== INFORMATION PROVIDED ==

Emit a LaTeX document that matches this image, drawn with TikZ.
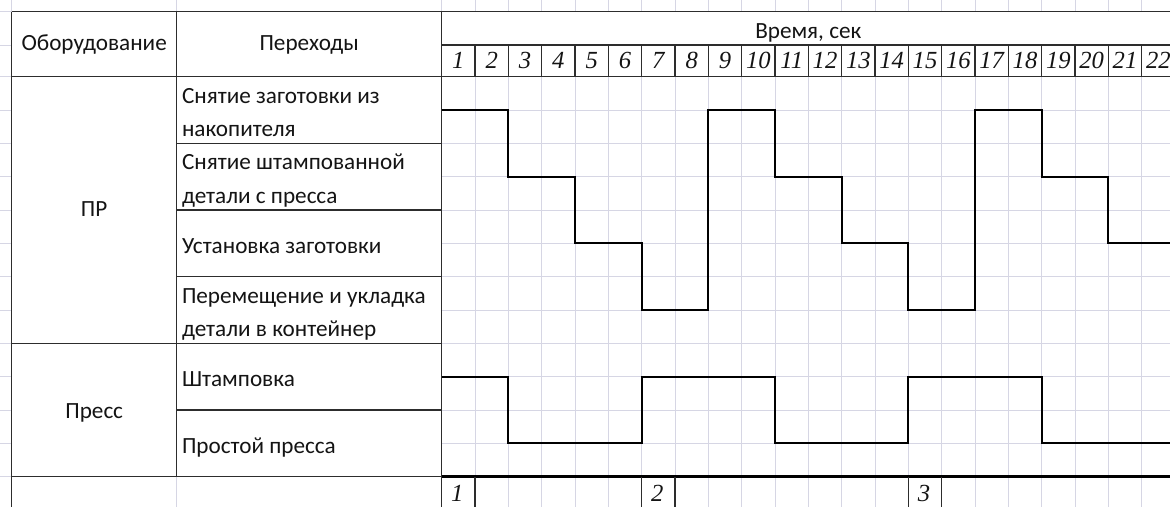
\documentclass[tikz,border=0pt]{standalone}
\usepackage{fontspec}
\setmainfont{Carlito}
\newfontfamily\numfont{Liberation Serif}
\definecolor{gridc}{RGB}{214,214,228}
\definecolor{rulec}{RGB}{45,45,45}

\begin{document}
\begin{tikzpicture}[x=0.6667cm, y=-0.6667cm, every node/.style={font=\fontsize{13.2}{15.8}\selectfont, text=black!92, inner sep=0pt}, head/.style={anchor=base}, op/.style={anchor=base west}, num/.style={anchor=base, font=\numfont\itshape\fontsize{14}{17}\selectfont}, gridln/.style={draw=gridc, line width=0.5pt}, tabline/.style={draw=rulec, line width=0.7pt}, cyc/.style={draw=black, line width=1.2pt, line join=miter}]
\useasboundingbox (0,0) rectangle (35.1,15.21);
\foreach \k in {1,...,21} \draw[gridln] (13.25+\k,2.3) -- (13.25+\k,15.21);
\foreach \k in {1,...,12} \draw[gridln] (13.25,2.3+\k) -- (35.1,2.3+\k);
\foreach \x in {0.35,5.3} \draw[gridln] (\x,0) -- (\x,0.35);
\foreach \k in {0,...,21} \draw[gridln] (13.25+\k,0) -- (13.25+\k,0.35);
\foreach \y in {0.35,1.35} \draw[gridln] (0,\y) -- (0.35,\y);
\foreach \k in {0,...,12} \draw[gridln] (0,2.3+\k) -- (0.35,2.3+\k);
\draw[gridln] (5.3,14.3) -- (5.3,15.21);
\draw[tabline] (0.35,0.35) -- (35.1,0.35);
\draw[tabline] (13.25,1.35) -- (35.1,1.35);
\draw[tabline] (0.35,2.3) -- (35.1,2.3);
\foreach \k in {1,...,21} \draw[tabline] (13.25+\k,1.35) -- (13.25+\k,2.3);
\draw[tabline] (0.35,0.35) -- (0.35,15.21);
\draw[tabline] (5.3,0.35) -- (5.3,14.3);
\draw[tabline] (13.25,0.35) -- (13.25,15.21);
\foreach \y in {4.3,6.3,8.3,12.3} \draw[tabline] (5.3,\y) -- (13.25,\y);
\foreach \y in {10.3,14.3} \draw[tabline] (0.35,\y) -- (13.25,\y);
\draw[draw=black, line width=1.4pt] (13.25,14.3) -- (35.1,14.3);
\foreach \x in {14.25,19.25,20.25,27.25,28.25} \draw[tabline] (\x,14.3) -- (\x,15.21);
\begin{scope}[shift={(13.25,0)}]
\clip (-1,2.3) rectangle (21.85,14.3);
\draw[cyc] (0,3.3) \foreach \c in {0,8,16} { -| (\c+2,5.3) -| (\c+4,7.3) -| (\c+6,9.3) -| (\c+8,3.3) };
\draw[cyc] (0,11.3) -| (2,13.3) \foreach \c in {0,8,16} { -| (\c+6,11.3) -| (\c+10,13.3) };
\end{scope}
\node[head] (equip) at (2.825,1.52) {Оборудование};
\node[head] (trans) at (9.275,1.52) {Переходы};
\node[head] (time) at (24.25,1.14) {Время, сек};
\foreach \k in {1,...,22} \node[num] (t\k) at (12.75+\k,2.055) {\k};
\node[head] (pr) at (2.825,6.5) {ПР};
\node[head] (press) at (2.825,12.54) {Пресс};
\node[op] (op1a) at (5.45,3.09) {Снятие заготовки из};
\node[op] (op1b) at (5.45,4.09) {накопителя};
\node[op] (op2a) at (5.45,5.09) {Снятие штампованной};
\node[op] (op2b) at (5.45,6.09) {детали с пресса};
\node[op] (op3) at (5.45,7.59) {Установка заготовки};
\node[op] (op4a) at (5.45,9.09) {Перемещение и укладка};
\node[op] (op4b) at (5.45,10.09) {детали в контейнер};
\node[op] (op5) at (5.45,11.59) {Штамповка};
\node[op] (op6) at (5.45,13.59) {Простой пресса};
\node[num] (c1) at (13.72,15.05) {1};
\node[num] (c2) at (19.72,15.05) {2};
\node[num] (c3) at (27.72,15.05) {3};
\end{tikzpicture}
\end{document}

===

All of the lines above should be retyped precisely, apart from the pictures.

Emit a LaTeX document that matches this image, drawn with TikZ.
\documentclass[tikz,border=0pt]{standalone}
\usepackage{fontspec}
\setmainfont{Carlito}
\newfontfamily\numfont{Liberation Serif}
\definecolor{gridc}{RGB}{214,214,228}
\definecolor{rulec}{RGB}{45,45,45}

\begin{document}
\begin{tikzpicture}[x=0.6667cm, y=-0.6667cm, every node/.style={font=\fontsize{13.2}{15.8}\selectfont, text=black!92, inner sep=0pt}, head/.style={anchor=base}, op/.style={anchor=base west}, num/.style={anchor=base, font=\numfont\itshape\fontsize{14}{17}\selectfont}, gridln/.style={draw=gridc, line width=0.5pt}, tabline/.style={draw=rulec, line width=0.7pt}, cyc/.style={draw=black, line width=1.2pt, line join=miter}]
\useasboundingbox (0,0) rectangle (35.1,15.21);
\foreach \k in {1,...,21} \draw[gridln] (13.25+\k,2.3) -- (13.25+\k,15.21);
\foreach \k in {1,...,12} \draw[gridln] (13.25,2.3+\k) -- (35.1,2.3+\k);
\foreach \x in {0.35,5.3} \draw[gridln] (\x,0) -- (\x,0.35);
\foreach \k in {0,...,21} \draw[gridln] (13.25+\k,0) -- (13.25+\k,0.35);
\foreach \y in {0.35,1.35} \draw[gridln] (0,\y) -- (0.35,\y);
\foreach \k in {0,...,12} \draw[gridln] (0,2.3+\k) -- (0.35,2.3+\k);
\draw[gridln] (5.3,14.3) -- (5.3,15.21);
\draw[tabline] (0.35,0.35) -- (35.1,0.35);
\draw[tabline] (13.25,1.35) -- (35.1,1.35);
\draw[tabline] (0.35,2.3) -- (35.1,2.3);
\foreach \k in {1,...,21} \draw[tabline] (13.25+\k,1.35) -- (13.25+\k,2.3);
\draw[tabline] (0.35,0.35) -- (0.35,15.21);
\draw[tabline] (5.3,0.35) -- (5.3,14.3);
\draw[tabline] (13.25,0.35) -- (13.25,15.21);
\foreach \y in {4.3,6.3,8.3,12.3} \draw[tabline] (5.3,\y) -- (13.25,\y);
\foreach \y in {10.3,14.3} \draw[tabline] (0.35,\y) -- (13.25,\y);
\draw[draw=black, line width=1.4pt] (13.25,14.3) -- (35.1,14.3);
\foreach \x in {14.25,19.25,20.25,27.25,28.25} \draw[tabline] (\x,14.3) -- (\x,15.21);
\begin{scope}[shift={(13.25,0)}]
\clip (-1,2.3) rectangle (21.85,14.3);
\draw[cyc] (0,3.3) \foreach \c in {0,8,16} { -| (\c+2,5.3) -| (\c+4,7.3) -| (\c+6,9.3) -| (\c+8,3.3) };
\draw[cyc] (0,11.3) -| (2,13.3) \foreach \c in {0,8,16} { -| (\c+6,11.3) -| (\c+10,13.3) };
\end{scope}
\node[head] (equip) at (2.825,1.52) {Оборудование};
\node[head] (trans) at (9.275,1.52) {Переходы};
\node[head] (time) at (24.25,1.14) {Время, сек};
\foreach \k in {1,...,22} \node[num] (t\k) at (12.75+\k,2.055) {\k};
\node[head] (pr) at (2.825,6.5) {ПР};
\node[head] (press) at (2.825,12.54) {Пресс};
\node[op] (op1a) at (5.45,3.09) {Снятие заготовки из};
\node[op] (op1b) at (5.45,4.09) {накопителя};
\node[op] (op2a) at (5.45,5.09) {Снятие штампованной};
\node[op] (op2b) at (5.45,6.09) {детали с пресса};
\node[op] (op3) at (5.45,7.59) {Установка заготовки};
\node[op] (op4a) at (5.45,9.09) {Перемещение и укладка};
\node[op] (op4b) at (5.45,10.09) {детали в контейнер};
\node[op] (op5) at (5.45,11.59) {Штамповка};
\node[op] (op6) at (5.45,13.59) {Простой пресса};
\node[num] (c1) at (13.72,15.05) {1};
\node[num] (c2) at (19.72,15.05) {2};
\node[num] (c3) at (27.72,15.05) {3};
\end{tikzpicture}
\end{document}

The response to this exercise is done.